=== WHAT YOU SHOULD DO ===
Set down the material below word for word, excluding the pictures.

=== DATA ===
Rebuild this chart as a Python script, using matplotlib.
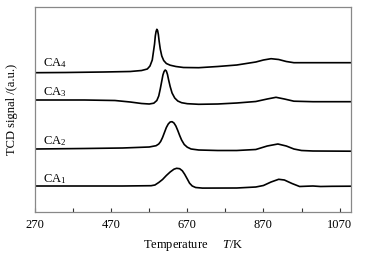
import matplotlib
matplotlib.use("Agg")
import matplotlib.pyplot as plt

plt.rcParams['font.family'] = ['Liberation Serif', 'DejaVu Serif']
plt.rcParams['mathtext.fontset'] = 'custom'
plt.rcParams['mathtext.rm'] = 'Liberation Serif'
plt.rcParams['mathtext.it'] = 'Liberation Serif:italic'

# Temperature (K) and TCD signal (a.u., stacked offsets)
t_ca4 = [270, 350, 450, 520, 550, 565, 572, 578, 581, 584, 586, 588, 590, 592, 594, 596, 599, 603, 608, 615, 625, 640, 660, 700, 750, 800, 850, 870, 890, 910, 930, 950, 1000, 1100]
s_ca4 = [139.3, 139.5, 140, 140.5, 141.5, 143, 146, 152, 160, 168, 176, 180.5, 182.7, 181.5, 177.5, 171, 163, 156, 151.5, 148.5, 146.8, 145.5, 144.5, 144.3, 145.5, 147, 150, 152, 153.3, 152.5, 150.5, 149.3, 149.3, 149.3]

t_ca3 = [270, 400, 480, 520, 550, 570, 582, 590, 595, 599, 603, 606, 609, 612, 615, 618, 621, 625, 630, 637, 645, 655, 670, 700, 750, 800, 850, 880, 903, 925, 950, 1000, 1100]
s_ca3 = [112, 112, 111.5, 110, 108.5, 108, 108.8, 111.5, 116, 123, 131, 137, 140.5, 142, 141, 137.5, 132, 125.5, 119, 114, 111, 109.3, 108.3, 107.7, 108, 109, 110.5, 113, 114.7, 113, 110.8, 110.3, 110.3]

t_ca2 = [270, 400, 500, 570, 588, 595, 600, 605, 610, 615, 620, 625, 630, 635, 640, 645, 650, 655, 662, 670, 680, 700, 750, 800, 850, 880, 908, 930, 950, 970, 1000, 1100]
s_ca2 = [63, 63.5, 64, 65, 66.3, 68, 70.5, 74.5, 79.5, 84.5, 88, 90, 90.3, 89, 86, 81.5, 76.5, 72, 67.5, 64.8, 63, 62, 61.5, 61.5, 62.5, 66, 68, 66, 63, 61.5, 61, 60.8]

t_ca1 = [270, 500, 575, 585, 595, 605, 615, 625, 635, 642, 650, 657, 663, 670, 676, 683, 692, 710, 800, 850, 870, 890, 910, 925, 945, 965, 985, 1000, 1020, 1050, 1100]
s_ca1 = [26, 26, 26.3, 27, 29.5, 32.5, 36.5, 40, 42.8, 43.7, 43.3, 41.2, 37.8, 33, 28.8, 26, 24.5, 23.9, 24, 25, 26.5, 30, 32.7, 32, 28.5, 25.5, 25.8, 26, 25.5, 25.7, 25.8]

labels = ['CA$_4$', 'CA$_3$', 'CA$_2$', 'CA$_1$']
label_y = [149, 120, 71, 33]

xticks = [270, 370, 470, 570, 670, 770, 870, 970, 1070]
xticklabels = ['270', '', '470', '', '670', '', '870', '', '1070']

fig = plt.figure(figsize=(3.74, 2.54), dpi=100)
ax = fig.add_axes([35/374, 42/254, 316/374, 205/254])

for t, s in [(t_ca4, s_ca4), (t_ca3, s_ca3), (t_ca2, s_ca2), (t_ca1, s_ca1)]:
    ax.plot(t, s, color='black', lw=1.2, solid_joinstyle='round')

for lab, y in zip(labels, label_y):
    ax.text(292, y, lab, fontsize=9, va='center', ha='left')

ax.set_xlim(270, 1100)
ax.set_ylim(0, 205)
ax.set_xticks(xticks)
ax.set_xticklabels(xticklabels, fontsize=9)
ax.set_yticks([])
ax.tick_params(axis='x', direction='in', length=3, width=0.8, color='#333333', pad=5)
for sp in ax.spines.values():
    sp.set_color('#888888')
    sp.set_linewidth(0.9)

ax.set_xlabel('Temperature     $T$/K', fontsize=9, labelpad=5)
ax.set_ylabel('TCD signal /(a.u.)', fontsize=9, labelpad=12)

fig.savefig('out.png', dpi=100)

=== RESPONSE TO THE TASK ===
Rebuild this chart as a Python script, using matplotlib.
import matplotlib
matplotlib.use("Agg")
import matplotlib.pyplot as plt

plt.rcParams['font.family'] = ['Liberation Serif', 'DejaVu Serif']
plt.rcParams['mathtext.fontset'] = 'custom'
plt.rcParams['mathtext.rm'] = 'Liberation Serif'
plt.rcParams['mathtext.it'] = 'Liberation Serif:italic'

# Temperature (K) and TCD signal (a.u., stacked offsets)
t_ca4 = [270, 350, 450, 520, 550, 565, 572, 578, 581, 584, 586, 588, 590, 592, 594, 596, 599, 603, 608, 615, 625, 640, 660, 700, 750, 800, 850, 870, 890, 910, 930, 950, 1000, 1100]
s_ca4 = [139.3, 139.5, 140, 140.5, 141.5, 143, 146, 152, 160, 168, 176, 180.5, 182.7, 181.5, 177.5, 171, 163, 156, 151.5, 148.5, 146.8, 145.5, 144.5, 144.3, 145.5, 147, 150, 152, 153.3, 152.5, 150.5, 149.3, 149.3, 149.3]

t_ca3 = [270, 400, 480, 520, 550, 570, 582, 590, 595, 599, 603, 606, 609, 612, 615, 618, 621, 625, 630, 637, 645, 655, 670, 700, 750, 800, 850, 880, 903, 925, 950, 1000, 1100]
s_ca3 = [112, 112, 111.5, 110, 108.5, 108, 108.8, 111.5, 116, 123, 131, 137, 140.5, 142, 141, 137.5, 132, 125.5, 119, 114, 111, 109.3, 108.3, 107.7, 108, 109, 110.5, 113, 114.7, 113, 110.8, 110.3, 110.3]

t_ca2 = [270, 400, 500, 570, 588, 595, 600, 605, 610, 615, 620, 625, 630, 635, 640, 645, 650, 655, 662, 670, 680, 700, 750, 800, 850, 880, 908, 930, 950, 970, 1000, 1100]
s_ca2 = [63, 63.5, 64, 65, 66.3, 68, 70.5, 74.5, 79.5, 84.5, 88, 90, 90.3, 89, 86, 81.5, 76.5, 72, 67.5, 64.8, 63, 62, 61.5, 61.5, 62.5, 66, 68, 66, 63, 61.5, 61, 60.8]

t_ca1 = [270, 500, 575, 585, 595, 605, 615, 625, 635, 642, 650, 657, 663, 670, 676, 683, 692, 710, 800, 850, 870, 890, 910, 925, 945, 965, 985, 1000, 1020, 1050, 1100]
s_ca1 = [26, 26, 26.3, 27, 29.5, 32.5, 36.5, 40, 42.8, 43.7, 43.3, 41.2, 37.8, 33, 28.8, 26, 24.5, 23.9, 24, 25, 26.5, 30, 32.7, 32, 28.5, 25.5, 25.8, 26, 25.5, 25.7, 25.8]

labels = ['CA$_4$', 'CA$_3$', 'CA$_2$', 'CA$_1$']
label_y = [149, 120, 71, 33]

xticks = [270, 370, 470, 570, 670, 770, 870, 970, 1070]
xticklabels = ['270', '', '470', '', '670', '', '870', '', '1070']

fig = plt.figure(figsize=(3.74, 2.54), dpi=100)
ax = fig.add_axes([35/374, 42/254, 316/374, 205/254])

for t, s in [(t_ca4, s_ca4), (t_ca3, s_ca3), (t_ca2, s_ca2), (t_ca1, s_ca1)]:
    ax.plot(t, s, color='black', lw=1.2, solid_joinstyle='round')

for lab, y in zip(labels, label_y):
    ax.text(292, y, lab, fontsize=9, va='center', ha='left')

ax.set_xlim(270, 1100)
ax.set_ylim(0, 205)
ax.set_xticks(xticks)
ax.set_xticklabels(xticklabels, fontsize=9)
ax.set_yticks([])
ax.tick_params(axis='x', direction='in', length=3, width=0.8, color='#333333', pad=5)
for sp in ax.spines.values():
    sp.set_color('#888888')
    sp.set_linewidth(0.9)

ax.set_xlabel('Temperature     $T$/K', fontsize=9, labelpad=5)
ax.set_ylabel('TCD signal /(a.u.)', fontsize=9, labelpad=12)

fig.savefig('out.png', dpi=100)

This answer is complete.